A ambição da Índia de equipar seus novos caças navais Rafale M com o radar nacional Uttam AESA encontrou uma barreira que vai além da técnica. A França, por meio da Dassault Aviation e da Thales, deixou claro que não há espaço para o radar indiano no pacote assinado em abril de 2025 para o fornecimento de 26 aeronaves à Marinha Indiana. A recusa em permitir a substituição do radar RBE2 AESA – atualmente integrado aos Rafale franceses – pelo sistema indiano fabricado pela DRDO, expôs o delicado equilíbrio entre soberania tecnológica e dependência estratégica em acordos de defesa multinacionais.
Inicialmente, havia expectativa por parte do governo indiano de que, ao menos para parte da frota encomendada, fosse possível substituir o radar francês pelo Uttam AESA, que vem sendo desenvolvido há mais de uma década pelo Electronics and Radar Development Establishment (LRDE). O sistema indiano já equipa alguns protótipos do Tejas Mk1A e está planejado para a próxima geração do Tejas Mk2. Além disso, o Uttam representa um salto qualitativo em termos de engenharia nacional: ele utiliza 912 módulos T/R de nitreto de gálio (GaN), oferecendo maior alcance, maior resistência a interferência eletrônica e menor assinatura, aproximando-se dos padrões dos radares ocidentais mais avançados.

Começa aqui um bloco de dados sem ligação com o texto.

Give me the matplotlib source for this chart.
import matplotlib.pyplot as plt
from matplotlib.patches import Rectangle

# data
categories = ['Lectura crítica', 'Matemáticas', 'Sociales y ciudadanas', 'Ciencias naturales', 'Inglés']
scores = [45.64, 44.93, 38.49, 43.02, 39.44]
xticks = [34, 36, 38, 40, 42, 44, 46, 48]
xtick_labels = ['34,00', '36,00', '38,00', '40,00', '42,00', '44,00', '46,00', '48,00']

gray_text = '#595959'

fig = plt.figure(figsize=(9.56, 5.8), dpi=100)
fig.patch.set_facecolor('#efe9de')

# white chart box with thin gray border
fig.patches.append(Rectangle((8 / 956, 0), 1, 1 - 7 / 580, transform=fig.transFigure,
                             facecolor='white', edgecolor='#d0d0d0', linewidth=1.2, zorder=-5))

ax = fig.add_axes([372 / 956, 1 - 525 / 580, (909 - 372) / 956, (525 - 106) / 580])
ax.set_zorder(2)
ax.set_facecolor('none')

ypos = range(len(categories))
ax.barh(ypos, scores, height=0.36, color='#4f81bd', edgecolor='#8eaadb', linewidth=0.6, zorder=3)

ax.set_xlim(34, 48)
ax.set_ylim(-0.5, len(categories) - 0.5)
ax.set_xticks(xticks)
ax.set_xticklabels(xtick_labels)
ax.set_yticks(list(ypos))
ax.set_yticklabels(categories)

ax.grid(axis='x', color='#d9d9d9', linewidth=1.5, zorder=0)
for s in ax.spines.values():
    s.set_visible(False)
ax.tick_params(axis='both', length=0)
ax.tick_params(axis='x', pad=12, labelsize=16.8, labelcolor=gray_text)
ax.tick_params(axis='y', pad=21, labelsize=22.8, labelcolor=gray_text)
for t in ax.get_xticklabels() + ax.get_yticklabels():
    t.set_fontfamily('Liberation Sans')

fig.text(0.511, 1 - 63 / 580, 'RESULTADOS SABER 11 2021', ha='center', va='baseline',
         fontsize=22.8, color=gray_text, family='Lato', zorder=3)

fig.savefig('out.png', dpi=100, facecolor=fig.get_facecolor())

Contudo, a Dassault Aviation deixou claro que não apoiará qualquer tentativa de integração do radar indiano ao Rafale M. A empresa alega que isso exigiria mudanças significativas na arquitetura do caça, sobretudo em seus sistemas de missão e software. Sem acesso ao código-fonte da aeronave, os engenheiros indianos estariam limitados a alterações periféricas, impossibilitando uma integração completa, segura e testada. O argumento francês também se baseia em prazos: de acordo com técnicos da Dassault, a adoção do Uttam resultaria em um atraso de pelo menos três anos para o IOC (Initial Operational Capability) dos Rafale navais, além de custos extras consideráveis com certificação, reprogramação de sistemas e novos testes em voo.

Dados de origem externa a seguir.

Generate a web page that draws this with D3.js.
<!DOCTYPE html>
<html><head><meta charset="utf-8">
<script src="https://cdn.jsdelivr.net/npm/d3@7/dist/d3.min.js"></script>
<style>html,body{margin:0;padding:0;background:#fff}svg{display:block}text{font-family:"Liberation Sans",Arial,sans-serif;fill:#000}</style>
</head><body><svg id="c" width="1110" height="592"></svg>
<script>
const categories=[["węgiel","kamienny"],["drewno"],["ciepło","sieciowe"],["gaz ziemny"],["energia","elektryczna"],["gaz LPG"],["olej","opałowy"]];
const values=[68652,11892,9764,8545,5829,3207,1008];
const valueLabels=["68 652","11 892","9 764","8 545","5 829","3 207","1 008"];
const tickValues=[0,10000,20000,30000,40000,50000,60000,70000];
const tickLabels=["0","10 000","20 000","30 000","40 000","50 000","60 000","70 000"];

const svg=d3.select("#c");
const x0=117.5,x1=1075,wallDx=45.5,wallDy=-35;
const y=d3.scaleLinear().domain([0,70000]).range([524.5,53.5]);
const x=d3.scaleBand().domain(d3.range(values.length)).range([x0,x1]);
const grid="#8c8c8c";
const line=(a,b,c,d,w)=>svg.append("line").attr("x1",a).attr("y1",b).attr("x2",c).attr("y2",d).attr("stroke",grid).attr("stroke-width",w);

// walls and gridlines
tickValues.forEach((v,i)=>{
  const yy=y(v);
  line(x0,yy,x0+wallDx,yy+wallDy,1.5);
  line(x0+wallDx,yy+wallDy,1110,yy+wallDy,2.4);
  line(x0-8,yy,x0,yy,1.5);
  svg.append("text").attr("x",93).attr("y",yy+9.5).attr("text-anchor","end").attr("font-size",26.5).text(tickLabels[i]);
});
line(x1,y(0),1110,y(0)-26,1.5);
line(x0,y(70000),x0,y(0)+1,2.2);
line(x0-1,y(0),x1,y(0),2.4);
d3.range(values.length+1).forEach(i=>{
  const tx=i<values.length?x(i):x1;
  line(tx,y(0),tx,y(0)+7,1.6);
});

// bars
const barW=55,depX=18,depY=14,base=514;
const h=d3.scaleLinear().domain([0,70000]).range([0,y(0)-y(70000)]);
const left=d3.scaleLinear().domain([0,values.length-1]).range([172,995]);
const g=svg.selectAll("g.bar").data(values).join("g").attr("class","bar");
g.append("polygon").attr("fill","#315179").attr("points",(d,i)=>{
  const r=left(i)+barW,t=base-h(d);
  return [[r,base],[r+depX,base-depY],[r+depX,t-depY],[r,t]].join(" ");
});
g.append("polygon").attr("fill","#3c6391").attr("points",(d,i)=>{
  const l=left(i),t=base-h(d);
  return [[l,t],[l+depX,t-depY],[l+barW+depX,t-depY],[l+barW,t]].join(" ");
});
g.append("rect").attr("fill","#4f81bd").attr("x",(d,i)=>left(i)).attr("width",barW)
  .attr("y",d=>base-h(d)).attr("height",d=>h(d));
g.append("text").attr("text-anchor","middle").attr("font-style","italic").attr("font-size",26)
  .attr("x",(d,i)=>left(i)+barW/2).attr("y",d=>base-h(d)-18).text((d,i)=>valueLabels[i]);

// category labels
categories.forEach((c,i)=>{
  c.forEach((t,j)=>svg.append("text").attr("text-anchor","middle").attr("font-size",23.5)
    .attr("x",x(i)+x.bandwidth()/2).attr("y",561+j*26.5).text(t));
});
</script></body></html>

A negativa francesa também está ancorada em fatores comerciais. Ao manter o RBE2 AESA como padrão exclusivo, a Thales protege seu espaço no mercado de radares de caças, impedindo que uma solução nacional concorrente ganhe visibilidade em um vetor de prestígio internacional como o Rafale. A decisão, portanto, vai além de uma disputa técnica: ela toca no coração do projeto “Atmanirbhar Bharat” (Índia Autossuficiente), promovido pelo governo indiano. A não inclusão do Uttam nesse programa de aquisição sinaliza que, mesmo com décadas de investimento e avanços tecnológicos, a Índia ainda esbarra em entraves geopolíticos e comerciais quando tenta aplicar sua tecnologia em plataformas estrangeiras de alto valor.
Nos bastidores, relatos da imprensa indiana apontam que o governo tentou, sem sucesso, convencer os franceses a permitir a integração parcial do radar Uttam em pelo menos alguns dos caças navais. O pedido foi recusado, e a Índia acabou optando por manter os termos originais do contrato, aceitando o RBE2 AESA como radar padrão. Essa decisão foi tomada para evitar atrasos no cronograma de entrega, já que a Marinha pretende contar com os Rafale M a tempo de operá-los a partir do novo porta-aviões INS Vikrant até o fim da década.
Essa situação, porém, gerou críticas internas. Especialistas apontam que a Índia perdeu uma oportunidade de consolidar sua independência tecnológica em defesa e ficou presa a uma relação assimétrica, em que o fornecedor estrangeiro define os limites de soberania da plataforma adquirida. O caso reforça um dilema que Nova Délhi conhece bem: entre o desejo de autonomia e as pressões da realidade operacional, a balança frequentemente pende para a segunda.
Embora o radar Uttam continue em desenvolvimento e com perspectivas de uso em outras plataformas indianas, sua exclusão do Rafale M representa um revés simbólico e estratégico. O episódio revela que, mesmo com capacidade técnica crescente, a Índia ainda precisa lidar com barreiras impostas por parceiros estratégicos que, ao fim, continuam zelando por seus próprios interesses industriais e comerciais. A modernização da força aérea naval indiana avança — mas o sonho de uma aviação de combate totalmente soberana ainda enfrenta turbulências.